His economic policies got everyone back to work – Roosevelt didn’t shrink from hiring people with government dollars to get them working. He didn’t rely on a private market when it obviously wasn’t working. And he took our economy out of the Great Depression and put it on a powerful footing for an economic surge that lasted the rest of the century.

It’s not about jawboning. It’s about figuring out what will actually get people to work. That’s what America got out of the New Deal. What he didn’t do was turn the rest of us into the serfs and slaves of the wealthy. He didn’t celebrate the kind of jobs done only by those too desperate to refuse endless hours for peanuts, in what we used to call sweatshops and labor camps, no matter how dirty, diseased, dangerous, disgusting, illegal or improper.

Let me end by asking what we will also be doing to reign in global warming, protect Americans,  democracy, and the country we were blessed with?
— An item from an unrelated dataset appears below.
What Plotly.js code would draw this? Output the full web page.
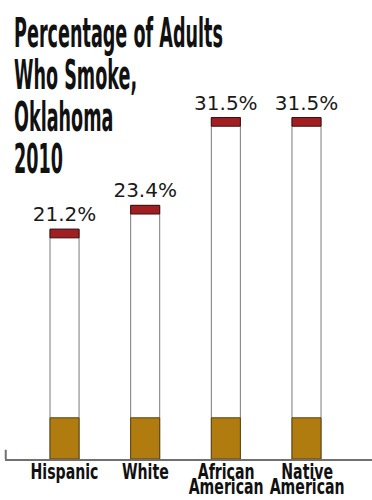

— This commentary was broadcast on WAMC Northeast Report, January 17, 2017.


The Outdated Economics of Conservative Ideologues

April 26, 2016

Some of you may have been following Shankar Vedantam on NPR or the discoveries of Daniel Kahneman, the Nobel Prize winning psychologist on the Princeton faculty, and their demonstration of the irrational ways that people very naturally and ordinarily reach decisions. Indeed, for quite a long time it’s been apparent that rational decision making often demands too much of people. As Cornell’s Vicki Bogan said in a talk in Albany, the rational choice model of economics assumes that people:

  • Think like Albert Einstein
  • Can store as much memory as IBM’s Big Blue
  • Can exercise the will power of Mahatma Gandhi
  • … [and] make unbiased forecasts

Nobel Prizes have been awarded to psychologists and economists who have been studying human decision making, showing that people literally can’t do what conservative economic theory expects them to. The rational man doesn’t exist, and for that reason, markets often don’t protect us. For both businessmen and consumers, rational choice is often impossible; it’s just too hard. Sometimes things aren’t currently knowable. Sometimes they’re beyond the capacity of individuals, even if institutions can figure it out.

A trip to the grocery store helps make the point clear. Even though much of the information exists, I can’t know enough about all the ingredients of the goods I buy, and their impact on my body, and still take the time to do my work and have a life to live. I have to trust someone or something else. But consumer ignorance shapes what businessmen have to do to survive. Those who cater only to the most informed, cater to small markets and often go under.

One consequence is that the market doesn’t protect us. That’s why workers’ compensation was started many decades ago – workers couldn’t figure out the odds of injury and didn’t have the ability to protect themselves as cheaply and effectively as informed employers could. Government stepped in to move that burden of knowing and choosing from the employee to the employer.

Those are examples. The broader impact of what is now called behavioral economics is that the economic theory of market ideologues is thoroughly discredited nonsense. It doesn’t work. A couple of decades ago there was a big debate about the efficient market theory which claimed that the market had it right even though individuals could be wrong. But they couldn’t tell me whether the market had it right the day before or the day after the crash. In other words it was nonsense on stilts.

That’s one of the reasons the public, all of us, have to get out of the glare of the outdated economics coming from conservative ideologues. It’s one of the reasons why it has been so important that Elizabeth Warren and Bernie Sanders have moved the Democratic Party to the left. That shift also clears the way for Hilary Clinton to return to the roots of the modern Democratic Party in the Great Depression, in Roosevelt’s New Deal, in being a party with heart.

Hilary and Bernie both have a lot to offer, but just as big a key to progress will be the Senate and the House of Representatives, which have blocked Obama’s efforts to push this country toward better, more caring solutions at every turn.

— This commentary was broadcast on WAMC Northeast Report, April 26, 2016.